> **Data extract**:
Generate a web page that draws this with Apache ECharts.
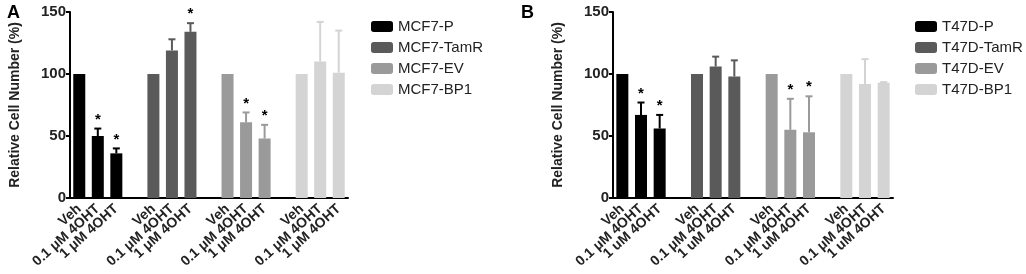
<!DOCTYPE html>
<html>
<head>
<meta charset="utf-8">
<script src="https://cdn.jsdelivr.net/npm/echarts@6/dist/echarts.min.js"></script>
<style>
html,body{margin:0;padding:0;background:#fff;}
#chart{width:1026px;height:274px;}
</style>
</head>
<body>
<div id="chart"></div>
<script>
// 每组三个处理
var labelsA = ['Veh', '0.1 μM 4OHT', '1 μM 4OHT'];
var labelsB = ['Veh', '0.1 μM 4OHT', '1 uM 4OHT'];

var namesA = ['MCF7-P', 'MCF7-TamR', 'MCF7-EV', 'MCF7-BP1'];
var namesB = ['T47D-P', 'T47D-TamR', 'T47D-EV', 'T47D-BP1'];
var colors = ['#000000', '#5a5a5a', '#9a9a9a', '#d4d4d4'];

// A 面板 均值 / 误差上限 / 显著性
var meanA = [[100, 50, 36], [100, 119, 134], [100, 61, 48], [100, 110, 101]];
var errA  = [[null, 56, 40], [null, 128, 141], [null, 69, 59], [null, 142, 135]];
var starA = [[0, 1, 1], [0, 0, 1], [0, 1, 1], [0, 0, 0]];

// B 面板
var meanB = [[100, 67, 56], [100, 106, 98], [100, 55, 53], [100, 92, 93]];
var errB  = [[null, 77, 67], [null, 114, 111], [null, 80, 82], [null, 112, 93.5]];
var starB = [[0, 1, 1], [0, 0, 0], [0, 1, 1], [0, 0, 0]];

var yTicks = [0, 50, 100, 150];
var font = 'Liberation Sans, Arial, sans-serif';

//类目：每组三个 + 空位
function buildCats(labels){
	var cats = [];
	for(var g=0;g<4;g++){
		for(var k=0;k<3;k++) cats.push(labels[k]);
		if(g<3) cats.push('');
	}
	return cats;
}

function barSeries(names, mean, axisIdx){
	var list = [];
	for(var g=0;g<4;g++){
		var d = [];
		for(var i=0;i<15;i++) d.push('-');
		for(var k=0;k<3;k++) d[g*4+k] = mean[g][k];
		list.push({
			name: names[g],
			type: 'bar',
			xAxisIndex: axisIdx,
			yAxisIndex: axisIdx,
			barWidth: 12,
			barGap: '-100%',
			itemStyle: {color: colors[g]},
			data: d
		});
	}
	return list;
}

function errSeries(mean, err, star, axisIdx){
	var d = [];
	for(var g=0;g<4;g++){
		for(var k=0;k<3;k++){
			d.push([g*4+k, mean[g][k], err[g][k] == null ? mean[g][k] : err[g][k], star[g][k], g]);
		}
	}
	return {
		type: 'custom',
		xAxisIndex: axisIdx,
		yAxisIndex: axisIdx,
		data: d,
		z: 1,
		renderItem: function(params, api){
			var x = api.value(0);
			var top = api.coord([x, api.value(2)]);
			var base = api.coord([x, api.value(1)]);
			var c = colors[api.value(4)];
			var children = [];
			if(api.value(2) > api.value(1)){
				children.push({type:'line', shape:{x1:top[0], y1:base[1], x2:top[0], y2:top[1]}, style:{stroke:c, lineWidth:2}});
				children.push({type:'line', shape:{x1:top[0]-3.5, y1:top[1], x2:top[0]+3.5, y2:top[1]}, style:{stroke:c, lineWidth:2}});
			}
			if(api.value(3) == 1){
				children.push({type:'text', style:{text:'*', x:top[0], y:top[1]-9, fill:'#000', font:'bold 15px '+font, align:'center', verticalAlign:'middle'}});
			}
			return {type:'group', children: children};
		}
	};
}

function yAxisCfg(idx){
	return {
		gridIndex: idx,
		type: 'value',
		min: 0, max: 150, interval: 50,
		name: 'Relative Cell Number (%)',
		nameLocation: 'middle',
		nameGap: 48,
		nameTextStyle: {fontFamily: font, fontWeight: 'bold', fontSize: 14, color: '#222'},
		axisLine: {show: true, lineStyle: {color: '#000', width: 2}},
		axisTick: {show: true, length: 4, lineStyle: {color: '#000', width: 2}},
		axisLabel: {fontFamily: font, fontWeight: 'bold', fontSize: 15, color: '#222', margin: 4,
			formatter: function(v){ return yTicks.indexOf(v) >= 0 ? v : ''; }},
		splitLine: {show: false}
	};
}

function xAxisCfg(idx, labels){
	return {
		gridIndex: idx,
		type: 'category',
		data: buildCats(labels),
		axisLine: {lineStyle: {color: '#000', width: 2}},
		axisTick: {show: false},
		axisLabel: {interval: 0, rotate: 42, fontFamily: font, fontWeight: 'bold', fontSize: 14, color: '#222', margin: 9}
	};
}

var myChart = echarts.init(document.getElementById('chart'));
var option = {
	animation: false,
	backgroundColor: '#fff',
	grid: [
		{left: 70, top: 12, width: 278, height: 186},
		{left: 613, top: 12, width: 280, height: 186}
	],
	legend: [
		{data: namesA, orient: 'vertical', left: 366, top: 14, itemWidth: 22, itemHeight: 11, itemGap: 6,
			icon: 'roundRect', textStyle: {fontFamily: font, fontSize: 15, color: '#222'}},
		{data: namesB, orient: 'vertical', left: 910, top: 14, itemWidth: 22, itemHeight: 11, itemGap: 6,
			icon: 'roundRect', textStyle: {fontFamily: font, fontSize: 15, color: '#222'}}
	],
	graphic: [
		{type: 'text', left: 7, top: 4, style: {text: 'A', font: 'bold 18px ' + font, fill: '#000'}},
		{type: 'text', left: 521, top: 4, style: {text: 'B', font: 'bold 18px ' + font, fill: '#000'}}
	],
	xAxis: [xAxisCfg(0, labelsA), xAxisCfg(1, labelsB)],
	yAxis: [yAxisCfg(0), yAxisCfg(1)],
	series: [].concat(
		barSeries(namesA, meanA, 0),
		barSeries(namesB, meanB, 1),
		[errSeries(meanA, errA, starA, 0), errSeries(meanB, errB, starB, 1)]
	)
};
myChart.setOption(option);
</script>
</body>
</html>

> **Goal**: Repeat the lines above, starting at the first and stopping after the line that holds "var font = 'Liberation", with the pictures left out.

> **Reply**:
Generate a web page that draws this with Apache ECharts.
<!DOCTYPE html>
<html>
<head>
<meta charset="utf-8">
<script src="https://cdn.jsdelivr.net/npm/echarts@6/dist/echarts.min.js"></script>
<style>
html,body{margin:0;padding:0;background:#fff;}
#chart{width:1026px;height:274px;}
</style>
</head>
<body>
<div id="chart"></div>
<script>
// 每组三个处理
var labelsA = ['Veh', '0.1 μM 4OHT', '1 μM 4OHT'];
var labelsB = ['Veh', '0.1 μM 4OHT', '1 uM 4OHT'];

var namesA = ['MCF7-P', 'MCF7-TamR', 'MCF7-EV', 'MCF7-BP1'];
var namesB = ['T47D-P', 'T47D-TamR', 'T47D-EV', 'T47D-BP1'];
var colors = ['#000000', '#5a5a5a', '#9a9a9a', '#d4d4d4'];

// A 面板 均值 / 误差上限 / 显著性
var meanA = [[100, 50, 36], [100, 119, 134], [100, 61, 48], [100, 110, 101]];
var errA  = [[null, 56, 40], [null, 128, 141], [null, 69, 59], [null, 142, 135]];
var starA = [[0, 1, 1], [0, 0, 1], [0, 1, 1], [0, 0, 0]];

// B 面板
var meanB = [[100, 67, 56], [100, 106, 98], [100, 55, 53], [100, 92, 93]];
var errB  = [[null, 77, 67], [null, 114, 111], [null, 80, 82], [null, 112, 93.5]];
var starB = [[0, 1, 1], [0, 0, 0], [0, 1, 1], [0, 0, 0]];

var yTicks = [0, 50, 100, 150];
var font = 'Liberation Sans, Arial, sans-serif';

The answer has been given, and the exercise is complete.